Tesla Breaks Qualcomm’s Grip: Samsung’s 5G Modems Move In
The long-standing Qualcomm monopoly inside Tesla’s connectivity suite has finally cracked. In a move that reshapes the silicon power dynamics of the electric vehicle industry, Samsung has secured its first-ever deal to provide 5G modem solutions to the American automaker. The partnership begins with an immediate deployment in Tesla’s Robotaxi fleet, signaling a calculated departure from Tesla’s historical reliance on Qualcomm and a massive validation of Samsung’s automotive ambitions.
Samsung Connectivity Enters the Tesla Ecosystem
This isn't just a pilot program; it is a full-scale transition from development to the production line. Samsung’s System LSI Business—utilizing the technical heritage of its Exynos modem architecture—has finalized a 5G solution hardened specifically for Tesla’s unique hardware environment. After months of rigorous validation, mass supply is scheduled to ramp up within the first half of 2026.
The first wave of hardware is earmarked for the Robotaxi fleet operating in Texas. While the autonomous platforms serve as the vanguard, industry insiders confirm this is the start of a broader standardization. Subsequent hardware batches are expected to filter into the Model 3 and Model Y refresh cycles as Tesla moves to unify its connectivity stack under the Samsung banner.
This agreement traces back to the high-level roadmap established in May 2023, when Samsung Executive Chairman Lee Jae-yong and Elon Musk met at Samsung’s Silicon Valley research hub. That meeting, which initially sparked rumors of AI chip collaboration, has now matured into a multi-billion dollar telecommunications reality.
Engineering for Autonomy: Beyond Smartphone Specs
Automotive 5G is a different beast than the silicon found in a flagship handset. To survive the Tesla integration, Samsung’s modems must maintain performance under extreme thermal cycling and constant chassis vibration, with a target reliability window exceeding ten years.

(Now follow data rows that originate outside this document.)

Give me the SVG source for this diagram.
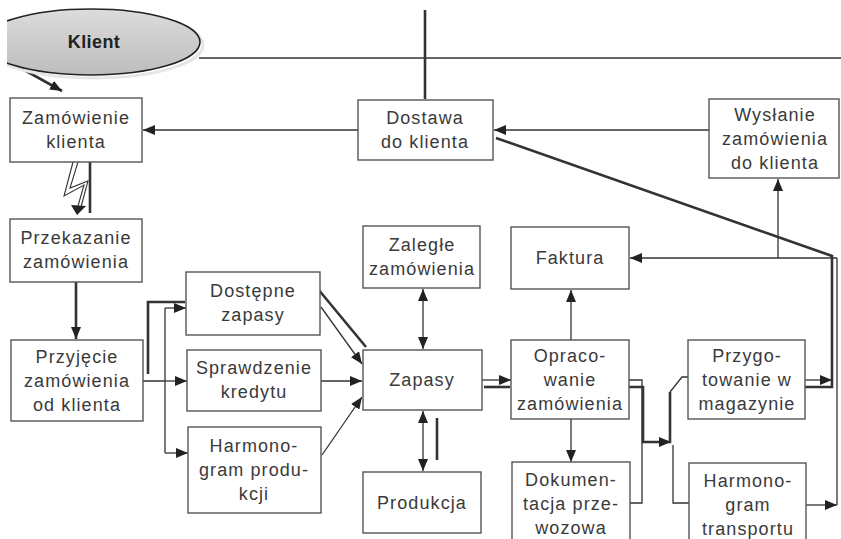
<svg xmlns="http://www.w3.org/2000/svg" width="841" height="539" viewBox="0 0 841 539">
<style>
.box{fill:#fff;stroke:#555;stroke-width:1.4}
.t{font-family:"Liberation Sans",Arial,sans-serif;font-size:18px;letter-spacing:1.1px;fill:#3a3a3a;text-anchor:middle}
.kt{font-family:"Liberation Sans",Arial,sans-serif;font-size:18px;font-weight:bold;letter-spacing:0.4px;fill:#222;text-anchor:middle}
.ln{fill:none;stroke:#333;stroke-width:1.3}
.th{fill:none;stroke:#333;stroke-width:2.6}
.a{marker-end:url(#arr)}
.d{marker-start:url(#arr);marker-end:url(#arr)}
</style>
<defs>
<marker id="arr" markerUnits="userSpaceOnUse" markerWidth="12" markerHeight="10" refX="12" refY="5" orient="auto-start-reverse">
<path d="M0,0 L12,5 L0,10 z" fill="#222"/>
</marker>
<linearGradient id="kg" x1="0" y1="0" x2="0" y2="1">
<stop offset="0" stop-color="#dcdcdc"/>
<stop offset="1" stop-color="#bdbdbd"/>
</linearGradient>
<clipPath id="kc"><rect x="7" y="0" width="300" height="120"/></clipPath>
</defs>

<g id="connectors">
<path class="ln" d="M199,58 H841"/>
<path class="th" d="M425,10 V99"/>
<path class="th a" d="M10,62 L62,91"/>
<path class="ln a" d="M358,130 H143"/>
<path class="ln a" d="M709,130 H494"/>
<path class="th" d="M496,138 L832,256 V387 H797"/>
<path class="ln a" d="M805,380 H832"/>
<path class="ln" d="M837,258 V505"/>
<path class="ln a" d="M806,505 H837"/>
<path class="ln a" d="M837,258 H630"/>
<path class="ln a" d="M778,258 V179"/>
<path class="ln a" d="M571,340 V290"/>
<path class="ln a" d="M571,419 V462"/>
<path class="ln" d="M629,380 H642 V503 H630"/>
<path class="th a" d="M617,387 H643 V442 H671"/>
<path class="th" d="M670,443 V392"/>
<path class="ln" d="M670,392 L682,377 H688"/>
<path class="ln" d="M673,445 V503 H689"/>
<path class="ln a" d="M482,380 H511"/>
<path class="th" d="M484,387 H510"/>
<path class="ln d" d="M423,289 V349"/>
<path class="ln d" d="M423,411 V471"/>
<path class="th" d="M437,418 V460"/>
<path class="th a" d="M76,282 V339"/>
<path class="th" d="M90,155 V213"/>
<path fill="none" stroke="#333" stroke-width="1.1" d="M73,162 L64,196 L84,185 L78,206 M78,162 L70,188 L88,181 L81,207"/>
<path fill="#222" d="M71,205 L86,206 L77,215 z"/>
<path class="ln" d="M143,381 H165 M165,308 V453"/>
<path class="ln a" d="M165,308 H186"/>
<path class="ln a" d="M165,381 H187"/>
<path class="ln a" d="M165,453 H188"/>
<path class="th" d="M148,374 V302 H185"/>
<path class="ln a" d="M321,307 L362,364"/>
<path class="th" d="M318,289 L366,347"/>
<path class="ln a" d="M321,381 H362"/>
<path class="ln a" d="M322,455 L362,397"/>
</g>

<g id="klient">
<g clip-path="url(#kc)">
<ellipse cx="94" cy="45" rx="109" ry="33" fill="none" stroke="#e6e6e6" stroke-width="3"/>
<ellipse cx="91" cy="42" rx="109" ry="33" fill="url(#kg)" stroke="#222" stroke-width="1.6"/>
</g>
<text class="kt" x="94" y="48">Klient</text>
</g>

<g id="zamowienie-klienta">
<rect class="box" x="10" y="98" width="132" height="64"/>
<text class="t" x="76" y="124">Zamówienie</text>
<text class="t" x="76" y="148">klienta</text>
</g>

<g id="przekazanie">
<rect class="box" x="10" y="219" width="132" height="63"/>
<text class="t" x="76" y="244">Przekazanie</text>
<text class="t" x="76" y="268">zamówienia</text>
</g>

<g id="przyjecie">
<rect class="box" x="11" y="340" width="132" height="81"/>
<text class="t" x="77" y="363">Przyjęcie</text>
<text class="t" x="77" y="387">zamówienia</text>
<text class="t" x="77" y="411">od klienta</text>
</g>

<g id="dostawa">
<rect class="box" x="358" y="100" width="135" height="60"/>
<text class="t" x="425" y="124">Dostawa</text>
<text class="t" x="425" y="148">do klienta</text>
</g>

<g id="wyslanie">
<rect class="box" x="709" y="99" width="130" height="79"/>
<text class="t" x="775" y="121">Wysłanie</text>
<text class="t" x="775" y="145">zamówienia</text>
<text class="t" x="775" y="169">do klienta</text>
</g>

<g id="dostepne-zapasy">
<rect class="box" x="186" y="272" width="134" height="63"/>
<text class="t" x="253" y="297">Dostępne</text>
<text class="t" x="253" y="321">zapasy</text>
</g>

<g id="sprawdzenie-kredytu">
<rect class="box" x="187" y="350" width="134" height="61"/>
<text class="t" x="254" y="374">Sprawdzenie</text>
<text class="t" x="254" y="398">kredytu</text>
</g>

<g id="harmonogram-produkcji">
<rect class="box" x="188" y="427" width="133" height="86"/>
<text class="t" x="254" y="452">Harmono-</text>
<text class="t" x="254" y="476">gram produ-</text>
<text class="t" x="254" y="500">kcji</text>
</g>

<g id="zalegle">
<rect class="box" x="363" y="226" width="117" height="62"/>
<text class="t" x="422" y="251">Zaległe</text>
<text class="t" x="422" y="275">zamówienia</text>
</g>

<g id="zapasy">
<rect class="box" x="363" y="350" width="119" height="60"/>
<text class="t" x="422" y="386">Zapasy</text>
</g>

<g id="produkcja">
<rect class="box" x="363" y="472" width="118" height="61"/>
<text class="t" x="422" y="509">Produkcja</text>
</g>

<g id="faktura">
<rect class="box" x="511" y="227" width="118" height="62"/>
<text class="t" x="570" y="264">Faktura</text>
</g>

<g id="opracowanie">
<rect class="box" x="511" y="340" width="118" height="79"/>
<text class="t" x="570" y="362">Opraco-</text>
<text class="t" x="570" y="386">wanie</text>
<text class="t" x="570" y="410">zamówienia</text>
</g>

<g id="dokumentacja">
<rect class="box" x="512" y="462" width="118" height="84"/>
<text class="t" x="571" y="486">Dokumen-</text>
<text class="t" x="571" y="510">tacja prze-</text>
<text class="t" x="571" y="534">wozowa</text>
</g>

<g id="przygotowanie">
<rect class="box" x="688" y="340" width="117" height="79"/>
<text class="t" x="747" y="362">Przygo-</text>
<text class="t" x="747" y="386">towanie w</text>
<text class="t" x="747" y="410">magazynie</text>
</g>

<g id="harmonogram-transportu">
<rect class="box" x="689" y="463" width="117" height="84"/>
<text class="t" x="748" y="487">Harmono-</text>
<text class="t" x="748" y="511">gram</text>
<text class="t" x="748" y="535">transportu</text>
</g>
</svg>
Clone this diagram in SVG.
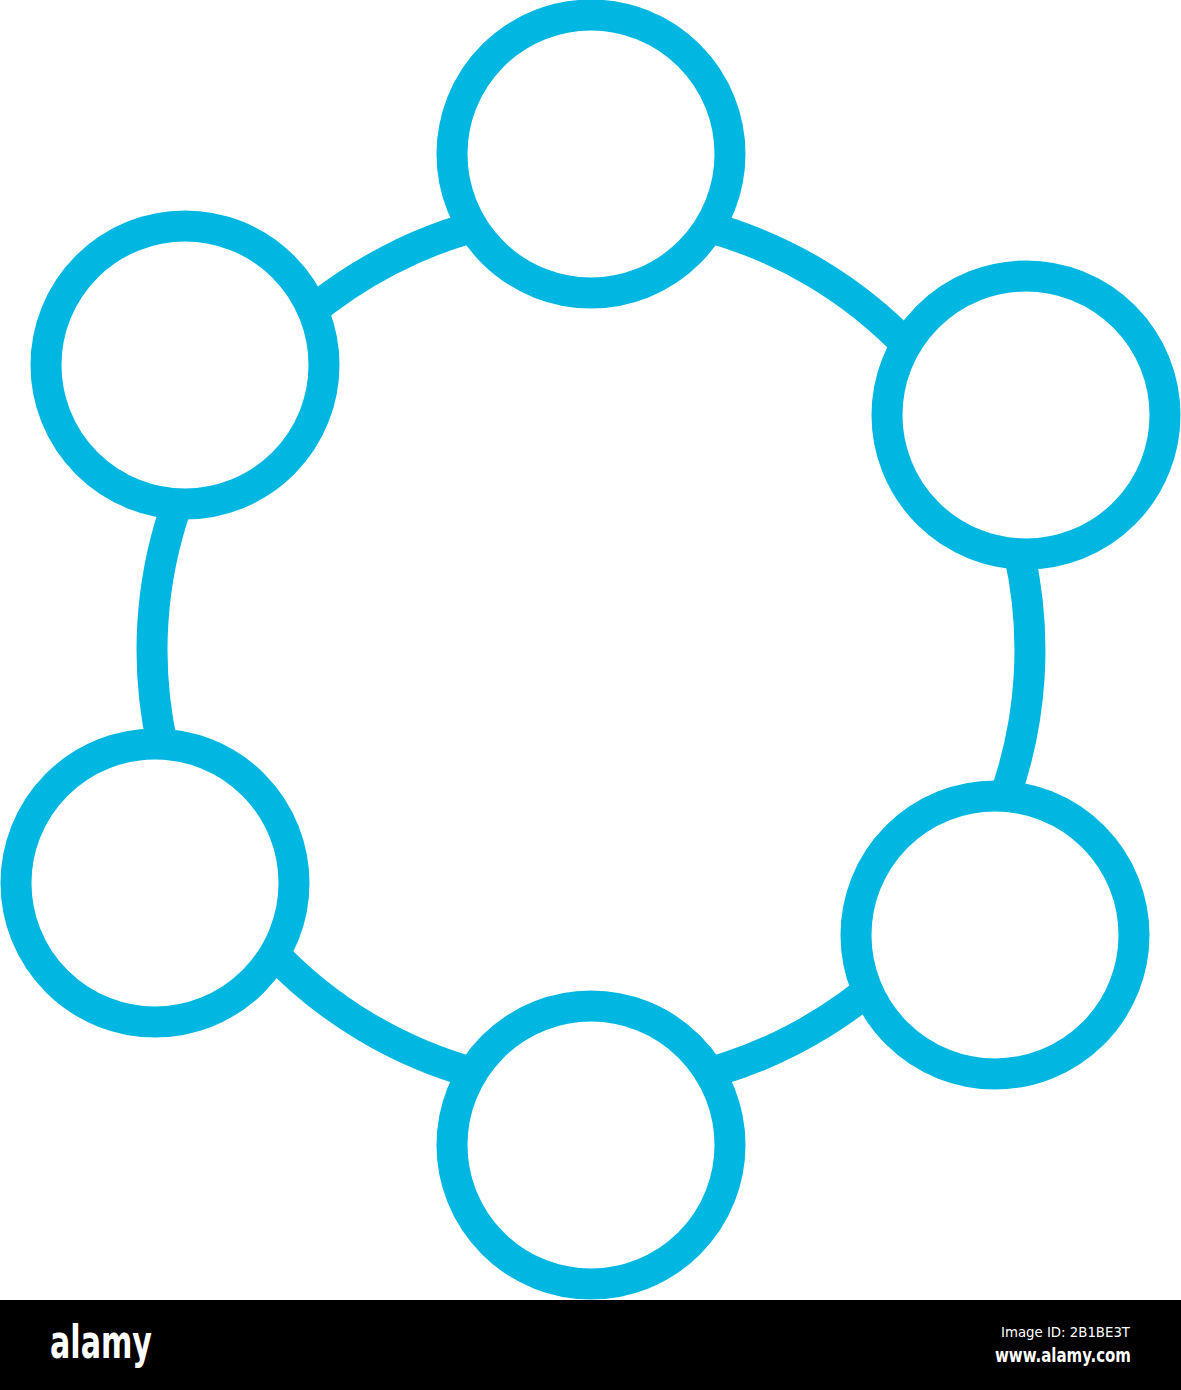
<svg xmlns="http://www.w3.org/2000/svg" width="1181" height="1390" viewBox="0 0 1181 1390">
<style>
.node{fill:#ffffff;stroke:#00B7E1;stroke-width:31}
.link{fill:none;stroke:#00B7E1;stroke-width:31}
.bar{fill:#000000}
.t{fill:#ffffff;font-family:"Liberation Sans Narrow","DejaVu Sans Condensed","Liberation Sans",sans-serif}
</style>
<rect x="0" y="0" width="1181" height="1390" fill="#ffffff"/>
<g id="connectors">
<path class="link" d="M591,211 A439,439 0 0 1 977.2,441.3"/>
<path class="link" d="M977.2,441.3 A439,439 0 0 1 949.7,903"/>
<path class="link" d="M949.7,903 A439,439 0 0 1 591,1089"/>
<path class="link" d="M591,1089 A439,439 0 0 1 203.8,856.8"/>
<path class="link" d="M203.8,856.8 A439,439 0 0 1 231.8,397.6"/>
<path class="link" d="M231.8,397.6 A439,439 0 0 1 591,211"/>
</g>
<g id="node-top"><circle class="node" cx="591" cy="154" r="139"/></g>
<g id="node-upper-right"><circle class="node" cx="1026" cy="415" r="139"/></g>
<g id="node-lower-right"><circle class="node" cx="995" cy="935" r="139"/></g>
<g id="node-bottom"><circle class="node" cx="591" cy="1145" r="139"/></g>
<g id="node-lower-left"><circle class="node" cx="155" cy="883" r="139"/></g>
<g id="node-upper-left"><circle class="node" cx="185" cy="365" r="139"/></g>
<g id="footer">
<rect class="bar" x="0" y="1300" width="1181" height="90"/>
<text class="t" x="50" y="1358" font-size="46" font-weight="bold" textLength="102" lengthAdjust="spacingAndGlyphs">alamy</text>
<text class="t" x="1001" y="1337" font-size="14" textLength="129" lengthAdjust="spacingAndGlyphs">Image ID: 2B1BE3T</text>
<text class="t" x="995" y="1362" font-size="20" font-weight="bold" textLength="136" lengthAdjust="spacingAndGlyphs">www.alamy.com</text>
</g>
</svg>
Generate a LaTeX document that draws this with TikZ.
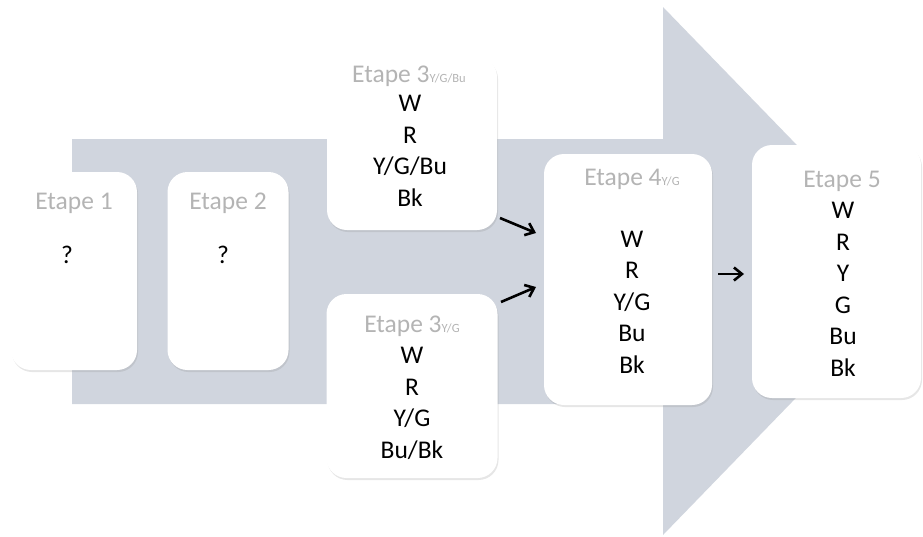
\documentclass[tikz,border=0pt]{standalone}
\usepackage{fontspec}
\setmainfont{Carlito}
\usetikzlibrary{shadows,arrows.meta}
\definecolor{flowgray}{RGB}{208,213,222}
\definecolor{titlegray}{RGB}{180,180,180}

\begin{document}
\begin{tikzpicture}[x=1pt,y=-1pt,
    etape/.style={fill=white,rounded corners=20pt,inner sep=0pt,
      drop shadow={opacity=0.2,shadow xshift=1pt,shadow yshift=-2pt}},
    titre/.style={anchor=base,text=titlegray,font=\fontsize{25.5}{30}\selectfont},
    liste/.style={anchor=base,align=center,font=\fontsize{25.5}{31.5}\selectfont},
    fleche/.style={-{Straight Barb[length=8pt,width=13pt]},line width=2.6pt}]
        \useasboundingbox (0,0) rectangle (923,536);

        % Draw the big arrow
        \fill[flowgray] (72,139) -- (663,139) -- (663,7) -- (919,271) -- (663,535) -- (663,404) -- (72,404) -- cycle;

        % Draw the boxes
        \node[etape,minimum width=126pt,minimum height=198pt] (e1) at (74,271) {};
        \node[etape,minimum width=121pt,minimum height=198pt] (e2) at (228,271) {};
        \node[etape,minimum width=170pt,minimum height=173pt] (e3a) at (412,143.5) {};
        \node[etape,minimum width=171pt,minimum height=184pt] (e3b) at (412,386) {};
        \node[etape,minimum width=168pt,minimum height=251pt] (e4) at (628,279.5) {};
        \node[etape,minimum width=169pt,minimum height=253pt] (e5) at (836.5,271.5) {};

        % Titles
        \node[titre] (t1) at (74,209) {Etape 1};
        \node[titre] (t2) at (228,209) {Etape 2};
        \node[titre] (t3a) at (409,82) {Etape 3{\fontsize{12.5}{13}\selectfont Y/G/Bu}};
        \node[titre] (t3b) at (412,332) {Etape 3{\fontsize{12.5}{13}\selectfont Y/G}};
        \node[titre] (t4) at (632,185) {Etape 4{\fontsize{12.5}{13}\selectfont Y/G}};
        \node[titre] (t5) at (842,187) {Etape 5};

        % Contents (base = last line)
        \node[liste] (l1) at (67,263) {?};
        \node[liste] (l2) at (223,263) {?};
        \node[liste] (l3a) at (410,206) {W\\R\\Y/G/Bu\\Bk};
        \node[liste] (l3b) at (412,458) {W\\R\\Y/G\\Bu/Bk};
        \node[liste] (l4) at (632,373) {W\\R\\Y/G\\Bu\\Bk};
        \node[liste] (l5) at (843,376) {W\\R\\Y\\G\\Bu\\Bk};

        % Draw the small arrows
        \coordinate (a1) at (500,218);
        \coordinate (b1) at (536,233);
        \coordinate (a2) at (501,302);
        \coordinate (b2) at (536,287);
        \coordinate (a3) at (718,274);
        \coordinate (b3) at (744,274);
        \draw[fleche] (a1) -- (b1);
        \draw[fleche] (a2) -- (b2);
        \draw[fleche] (a3) -- (b3);
    \end{tikzpicture}
\end{document}
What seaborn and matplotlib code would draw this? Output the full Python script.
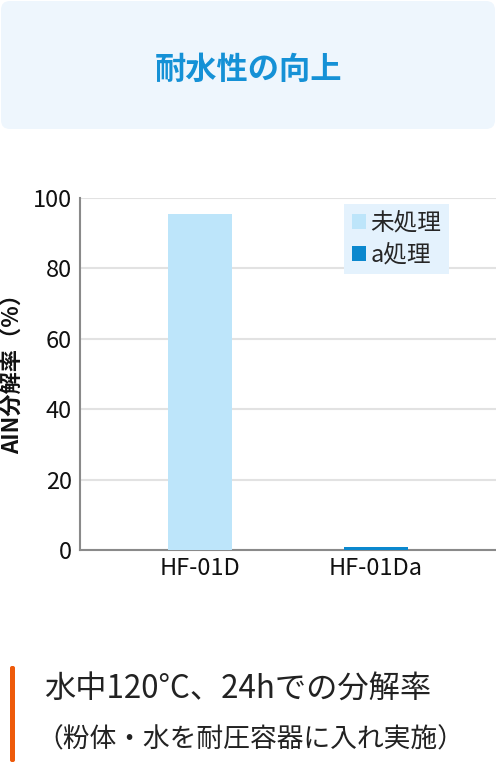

For the Robotaxi, 5G isn't a luxury—it is a functional necessity for Vehicle-to-Everything (V2X) communication. These modems provide the low-latency telematics required for the vehicle to interact with municipal infrastructure and Tesla’s cloud intelligence in real-time. By leveraging this dedicated 5G pipe, Tesla can offload massive datasets from its Full Self-Driving (FSD) sensors, allowing the car to "see" around corners through shared network data, far beyond the reach of its onboard cameras.
The Geopolitical Pivot: Why Samsung, Why Now?
Tesla’s shift to Samsung is a textbook execution of its "NCNT" (No China, No Taiwan) supply chain strategy. While Qualcomm remains a formidable player, its fabless model leaves it tethered to third-party foundries—often in Taiwan. Samsung, conversely, offers a unique vertically integrated solution. By designing the modem and manufacturing it in-house, Samsung provides a level of supply chain transparency that Qualcomm’s fragmented production cycle cannot match.
The "geopolitical safe haven" of Taylor, Texas, is the linchpin of this deal. This 5G agreement cements a broader $17 billion collaboration that includes the production of Tesla’s next-generation AI compute (the A16) at Samsung’s Texas facility. By sourcing both the logic (AI chips) and the baseband (5G modems) from a single partner with a massive U.S. manufacturing footprint, Tesla is effectively insulating its "Level 5" future from the volatility of the Taiwan Strait.
For Samsung, the win is transformative. It moves the System LSI and Foundry divisions beyond the smartphone market and places them at the center of the most lucrative vertical in tech: the autonomous software-defined vehicle.